1. Depois de ver uma «onda de reclamações» em 20 queixas de pais, por falta de vagas no pré-escolar e no 1º ciclo, a jornalista Clara Viana decide dar nota de um «estudo» do Observador Cetelem para concluir, sem pestanejar, que a «maioria das famílias vai dispensar manuais gratuitos». Realizado por uma empresa de crédito ao consumo, o dito «estudo» é basicamente um amontoado de enviesamentos (como assinalou Bárbara Reis num texto de leitura imprescindível), tornando impossível qualquer encontro com a realidade. De facto, ao contrário das conclusões a que a Cetelem chega («97% [dos inquiridos] prefere adquirir livros novos»), «mais de 90% das famílias» elegíveis tem optado por «receber os manuais oferecidos pelo ministério da Educação» (como lembra Bárbara Reis).
2. Depois de fazer eco, sem pestanejar, de um dos «furos» mais repugnantes da história do jornalismo português, o Semanário Sol chama a destaque de capa, no passado sábado, um alegado «mistério» que envolveria a casa de férias de João Galamba, arrendada ao Estado pela mãe (falecida há poucas semanas), através de concurso público. O que falta de matéria jornalística sobeja, em falta de tudo, à dita «notícia»: da mais elementar sensibilidade e razoabilidade ao mais básico critério editorial, digno desse nome.

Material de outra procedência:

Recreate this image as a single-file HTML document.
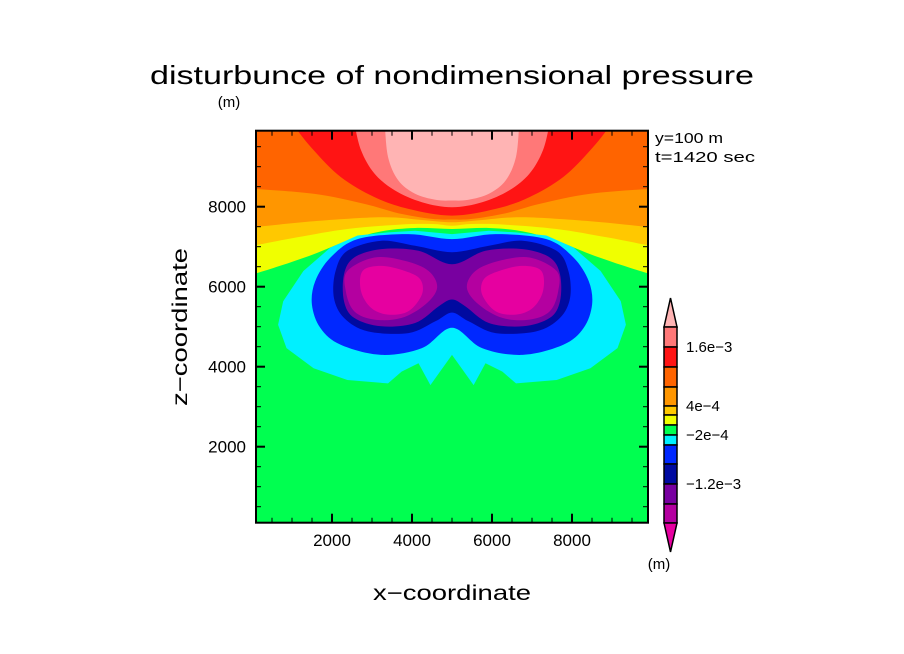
<!DOCTYPE html>
<html><head><meta charset="utf-8"><style>
html,body{margin:0;padding:0;background:#fff;}
svg{display:block;font-family:"Liberation Sans",sans-serif;}
</style></head><body>
<svg id="chart" width="904" height="654" viewBox="0 0 904 654">
<defs><clipPath id="plotclip"><rect x="256" y="130.7" width="392" height="392"/></clipPath></defs>
<rect x="0" y="0" width="904" height="654" fill="#fff"/>
<text x="452" y="84" text-anchor="middle" font-size="26" textLength="604" lengthAdjust="spacingAndGlyphs">disturbunce of nondimensional pressure</text>
<text x="229" y="107" text-anchor="middle" font-size="15">(m)</text>
<g id="field" clip-path="url(#plotclip)"></g>
<g id="axes"></g>
<text x="655" y="143" font-size="15" textLength="68" lengthAdjust="spacingAndGlyphs">y=100 m</text>
<text x="655" y="162" font-size="15" textLength="100" lengthAdjust="spacingAndGlyphs">t=1420 sec</text>
<text x="452" y="600" text-anchor="middle" font-size="21" textLength="158" lengthAdjust="spacingAndGlyphs">x−coordinate</text>
<text transform="translate(187,327) rotate(-90)" text-anchor="middle" font-size="21" textLength="158" lengthAdjust="spacingAndGlyphs">z−coordinate</text>
<g id="cbar"></g>
<text x="659" y="569" text-anchor="middle" font-size="15">(m)</text>
</svg>
<script>
// ---- data ----
const xDomain = [100, 9900];
const zDomain = [100, 9900];
const xTicks = [2000, 4000, 6000, 8000];
const zTicks = [2000, 4000, 6000, 8000];
const levels = [2e-3, 1.6e-3, 1.2e-3, 8e-4, 4e-4, 2e-4, 0, -2e-4, -4e-4, -8e-4, -1.2e-3, -1.6e-3, -2e-3];
const levelColors = ["#ffb4b4","#ff7878","#ff1414","#ff6400","#ff9600","#ffc800","#f0ff00","#00ff50","#00f0ff","#0028ff","#000aa0","#7800a0","#b400a0","#e600a0"];
const cbarLabels = ["1.6e-3", "4e-4", "-2e-4", "-1.2e-3"];
const cbarLabelLevels = [1.6e-3, 4e-4, -2e-4, -1.2e-3];
// half-contours (left half, symmetric about x=5000), in meters [x, z]
const bandOrange = [[0,8449],[1540,8323],[2809,8071],[3655,7837],[4501,7694],[5000,7680]];
const bandLightOrange = [[0,7484],[1540,7635],[3232,7736],[4247,7668],[5000,7610]];
const bandGold = [[0,7023],[1117,7232],[2386,7442],[3655,7551],[4501,7568],[5000,7526]];
const bandYellow = [[0,6309],[694,6519],[1540,6813],[2386,7149],[3232,7383],[4078,7467],[5000,7442]];
const capRed = [[1060,10100],[1117,9934],[1540,9414],[2217,8743],[3063,8239],[3909,7946],[5000,7778]];
const capSalmon = [[2555,10100],[2724,9414],[3063,8827],[3570,8407],[4247,8113],[5000,7988]];
const capPink = [[3317,10100],[3401,9246],[3655,8659],[4078,8323],[4586,8172],[5000,8155]];
const blobCyan = [[5000,7316],[4078,7400],[3401,7358],[2640,7280],[1963,6981],[1286,6393],[779,5638],[652,5051],[863,4464],[1540,3960],[2386,3667],[3401,3583],[3740,3877],[4163,4086],[4459,3541],[5000,4296]];
const blobBlue = [[5000,7190],[3909,7316],[2640,7190],[1963,6729],[1582,6142],[1498,5554],[1709,4968],[2217,4548],[3232,4296],[4247,4464],[5000,4976]];
const blobNavy = [[5000,6863],[4078,7023],[3232,7149],[2386,6897],[2090,6393],[2048,5722],[2301,5219],[2894,4883],[3909,4841],[4586,5135],[5000,5353]];
const blobPurple = [[5000,6561],[4163,6897],[3232,6939],[2555,6729],[2301,6309],[2301,5638],[2555,5219],[3232,5009],[4078,5093],[4670,5512],[5000,5680]];
const lobeMagenta = [[3063,6729],[3824,6645],[4416,6393],[4628,5974],[4332,5554],[3740,5219],[3063,5177],[2555,5387],[2344,5890],[2386,6393]];
const lobeHot = [[3232,6519],[3824,6393],[4205,6184],[4247,5806],[3909,5387],[3401,5303],[2978,5471],[2724,5890],[2766,6393]];

// ---- scales ----
const PX0 = 256, PX1 = 648, PY0 = 522.7, PY1 = 130.7;
function xs(x){ return PX0 + (x - xDomain[0]) / (xDomain[1] - xDomain[0]) * (PX1 - PX0); }
function zs(z){ return PY0 + (z - zDomain[0]) / (zDomain[1] - zDomain[0]) * (PY1 - PY0); }
const NS = "http://www.w3.org/2000/svg";
const field = document.getElementById('field');
const mirror = p => [10000 - p[0], p[1]];
const toPx = p => [xs(p[0]), zs(p[1])];
const f = v => v.toFixed(1);
function smoothOpen(pts){ // pts in px; returns C segments starting after pts[0]
  let d = '';
  const n = pts.length;
  for (let i = 0; i < n - 1; i++){
    const p0 = pts[Math.max(i-1,0)], p1 = pts[i], p2 = pts[i+1], p3 = pts[Math.min(i+2,n-1)];
    const c1 = [p1[0] + (p2[0]-p0[0])/6, p1[1] + (p2[1]-p0[1])/6];
    const c2 = [p2[0] - (p3[0]-p1[0])/6, p2[1] - (p3[1]-p1[1])/6];
    d += 'C' + f(c1[0]) + ',' + f(c1[1]) + ' ' + f(c2[0]) + ',' + f(c2[1]) + ' ' + f(p2[0]) + ',' + f(p2[1]);
  }
  return d;
}
function smoothClosed(pts){
  const n = pts.length;
  let d = 'M' + f(pts[0][0]) + ',' + f(pts[0][1]);
  for (let i = 0; i < n; i++){
    const p0 = pts[(i-1+n)%n], p1 = pts[i], p2 = pts[(i+1)%n], p3 = pts[(i+2)%n];
    const c1 = [p1[0] + (p2[0]-p0[0])/6, p1[1] + (p2[1]-p0[1])/6];
    const c2 = [p2[0] - (p3[0]-p1[0])/6, p2[1] - (p3[1]-p1[1])/6];
    d += 'C' + f(c1[0]) + ',' + f(c1[1]) + ' ' + f(c2[0]) + ',' + f(c2[1]) + ' ' + f(p2[0]) + ',' + f(p2[1]);
  }
  return d + 'Z';
}
function addD(d, color, name){
  const el = document.createElementNS(NS, 'path');
  el.setAttribute('d', d);
  el.setAttribute('fill', color);
  
  
  field.appendChild(el);
}
function linearD(pts){ return 'M' + pts.map(p => { const q = toPx(p); return f(q[0]) + ',' + f(q[1]); }).join('L') + 'Z'; }
addD(linearD([[-500,-500],[10500,-500],[10500,10500],[-500,10500]]), levelColors[7], 'field-background');
function band(half, color, name){
  const full = [[-300, half[0][1]]].concat(half, half.slice(0, -1).reverse().map(mirror), [[10300, half[0][1]]]);
  const px = full.map(toPx);
  let d = 'M' + f(px[0][0]) + ',' + f(px[0][1]) + smoothOpen(px);
  d += 'L' + f(xs(10500)) + ',' + f(zs(10500)) + 'L' + f(xs(-500)) + ',' + f(zs(10500)) + 'Z';
  addD(d, color, name);
}
function cap(half, color, name){
  const full = half.concat(half.slice(0, -1).reverse().map(mirror));
  const px = full.map(toPx);
  addD('M' + f(px[0][0]) + ',' + f(px[0][1]) + smoothOpen(px) + 'Z', color, name);
}
function blob(half, color, name, smooth){
  const full = half.concat(half.slice(1, -1).reverse().map(mirror));
  addD(smooth ? smoothClosed(full.map(toPx)) : linearD(full), color, name);
}
band(bandYellow, levelColors[6], 'band-yellow');
band(bandGold, levelColors[5], 'band-gold');
band(bandLightOrange, levelColors[4], 'band-light-orange');
band(bandOrange, levelColors[3], 'band-orange');
cap(capRed, levelColors[2], 'cap-red');
cap(capSalmon, levelColors[1], 'cap-salmon');
cap(capPink, levelColors[0], 'cap-pink');
blob(blobCyan, levelColors[8], 'blob-cyan', false);
blob(blobBlue, levelColors[9], 'blob-blue', true);
blob(blobNavy, levelColors[10], 'blob-navy', true);
blob(blobPurple, levelColors[11], 'blob-purple', true);
addD(smoothClosed(lobeMagenta.map(toPx)), levelColors[12], 'lobe-magenta-left');
addD(smoothClosed(lobeMagenta.map(mirror).map(toPx)), levelColors[12], 'lobe-magenta-right');
addD(smoothClosed(lobeHot.map(toPx)), levelColors[13], 'lobe-hot-left');
addD(smoothClosed(lobeHot.map(mirror).map(toPx)), levelColors[13], 'lobe-hot-right');

// ---- axes ----
const axes = document.getElementById('axes');
function line(x1,y1,x2,y2,w,name){
  const l = document.createElementNS(NS,'line');
  l.setAttribute('x1',x1); l.setAttribute('y1',y1); l.setAttribute('x2',x2); l.setAttribute('y2',y2);
  l.setAttribute('stroke','#000'); l.setAttribute('stroke-width',w);
  
  
  axes.appendChild(l);
}
function text(x,y,s,anchor,size,name,parent){
  const t = document.createElementNS(NS,'text');
  t.setAttribute('x',x); t.setAttribute('y',y); t.setAttribute('text-anchor',anchor);
  t.setAttribute('font-size',size); t.textContent = s;
  
  
  (parent||axes).appendChild(t);
}
const frame = document.createElementNS(NS,'rect');
frame.setAttribute('x',PX0); frame.setAttribute('y',PY1); frame.setAttribute('width',PX1-PX0); frame.setAttribute('height',PY0-PY1);
frame.setAttribute('fill','none'); frame.setAttribute('stroke','#000'); frame.setAttribute('stroke-width','2');


axes.appendChild(frame);
for (let v = 500; v < 9900; v += 500){
  const major = v % 2000 === 0;
  const L = major ? 9 : 5, w = major ? 2 : 1;
  const x = xs(v), y = zs(v);
  line(x, PY0, x, PY0 - L, w, 'x-tick-bottom');
  line(x, PY1, x, PY1 + L, w, 'x-tick-top');
  line(PX0, y, PX0 + L, y, w, 'z-tick-left');
  line(PX1, y, PX1 - L, y, w, 'z-tick-right');
}
xTicks.forEach(v => text(xs(v), 546, String(v), 'middle', 17, 'x-tick-label'));
zTicks.forEach(v => text(246, zs(v) + 6, String(v), 'end', 17, 'z-tick-label'));

// ---- colorbar ----
const cbar = document.getElementById('cbar');
const cbX0 = 664, cbX1 = 677;
const cbEdges = [327,347,367,387,406,415,425,435,445,464,484,504,523];
function cbY(level){ const i = levels.indexOf(level); return cbEdges[i]; }
function poly(pts, color, name){
  const p = document.createElementNS(NS,'polygon');
  p.setAttribute('points', pts.map(q => q.join(',')).join(' '));
  p.setAttribute('fill', color); p.setAttribute('stroke','#000'); p.setAttribute('stroke-width','1.5');
  
  
  cbar.appendChild(p);
}
poly([[cbX0, cbY(levels[0])],[ (cbX0+cbX1)/2, 298],[cbX1, cbY(levels[0])]], levelColors[0], 'colorbar-top-arrow');
for (let i = 0; i < levels.length - 1; i++){
  const y0 = cbY(levels[i]), y1 = cbY(levels[i+1]);
  poly([[cbX0,y0],[cbX1,y0],[cbX1,y1],[cbX0,y1]], levelColors[i+1], 'colorbar-segment');
}
poly([[cbX0, cbY(levels[levels.length-1])],[(cbX0+cbX1)/2, 552],[cbX1, cbY(levels[levels.length-1])]], levelColors[13], 'colorbar-bottom-arrow');
cbarLabels.forEach((s, i) => text(686, cbY(cbarLabelLevels[i]) + 5, s.replace(/-/g,'−'), 'start', 15, 'colorbar-label', cbar));
</script>
</body></html>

3. Que uma empresa de crédito ao consumo amanhe um «inquérito» em linha com os seus interesses, mesmo que em contra-mão com a realidade, entende-se. Que uma jornalista reproduza, sem qualquer espírito crítico, os resultados desse inquérito, já se entende menos. Mas o que é mesmo difícil de entender, tanto no caso da «dispensa de manuais» como do «mistério da casa» do Semanário Sol, é como é que este tipo de «notícias» ou «reportagens» passa incólume pelo crivo da direção de um jornal. Será que passou realmente a valer tudo, mesmo tudo?